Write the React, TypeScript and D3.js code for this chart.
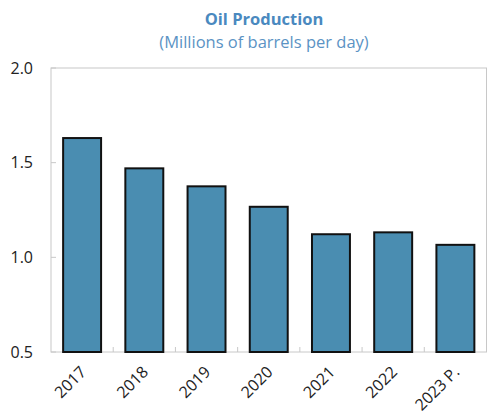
import React from "react";
import * as d3 from "d3";

const categories = ["2017", "2018", "2019", "2020", "2021", "2022", "2023 P."];
const values = [1.63, 1.47, 1.375, 1.267, 1.122, 1.132, 1.066];
const yTicks = [0.5, 1.0, 1.5, 2.0];

const W = 489;
const H = 420;
const M = { left: 51, right: 2.5, top: 68, bottom: 68 };
const FONT = "'Open Sans', 'DejaVu Sans', sans-serif";

export default function App() {
  const x = d3
    .scaleBand<string>()
    .domain(categories)
    .range([M.left, W - M.right])
    .paddingInner(0.39)
    .paddingOuter(0.195);
  const y = d3.scaleLinear().domain([0.5, 2.0]).range([H - M.bottom, M.top]);
  const step = x.step();
  const left = M.left;
  const right = W - M.right;
  const top = M.top;
  const bottom = H - M.bottom;

  return (
    <svg
      width={W}
      height={H}
      style={{ position: "absolute", left: 0, top: 0, background: "#fff" }}
    >
      <text
        x={264}
        y={25}
        textAnchor="middle"
        fontFamily={FONT}
        fontWeight="bold"
        fontSize={16.5}
        fill="#4a89bf"
      >
        Oil Production
      </text>
      <text
        x={264}
        y={48}
        textAnchor="middle"
        fontFamily={FONT}
        fontSize={16.5}
        fill="#5b93c4"
      >
        (Millions of barrels per day)
      </text>

      {/* frame */}
      <rect
        x={left}
        y={top}
        width={right - left}
        height={bottom - top}
        fill="none"
        stroke="#c8c8c8"
        strokeWidth={1}
      />

      {/* y ticks */}
      {yTicks.map((t) => (
        <g key={t}>
          <line x1={left} x2={left + 5} y1={y(t)} y2={y(t)} stroke="#c8c8c8" />
          <text
            x={33}
            y={y(t)}
            dy="0.36em"
            textAnchor="end"
            fontFamily={FONT}
            fontSize={16}
            fill="#222"
          >
            {t.toFixed(1)}
          </text>
        </g>
      ))}

      {/* x ticks between categories */}
      {categories.slice(1).map((c) => {
        const xx = (x(c) as number) - (step * x.paddingInner()) / 2;
        return (
          <line
            key={c}
            x1={xx}
            x2={xx}
            y1={bottom}
            y2={bottom - 5}
            stroke="#c8c8c8"
          />
        );
      })}

      {/* bars */}
      {categories.map((c, i) => (
        <rect
          key={c}
          x={x(c) as number}
          y={y(values[i])}
          width={x.bandwidth()}
          height={bottom - y(values[i])}
          fill="#4a8db1"
          stroke="#111"
          strokeWidth={2}
        />
      ))}

      {/* x labels */}
      {categories.map((c) => {
        const cx = (x(c) as number) + x.bandwidth() / 2 + 5;
        const cy = bottom + 21;
        return (
          <text
            key={c}
            transform={`translate(${cx},${cy}) rotate(-45)`}
            textAnchor="end"
            fontFamily={FONT}
            fontSize={16}
            fill="#222"
          >
            {c}
          </text>
        );
      })}
    </svg>
  );
}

- [Work to be completed]: Please extract exactly the lines of the data, from the first through the line containing "import * as", and add no pictures to the copy.

- [The response]:
Write the React, TypeScript and D3.js code for this chart.
import React from "react";
import * as d3 from "d3";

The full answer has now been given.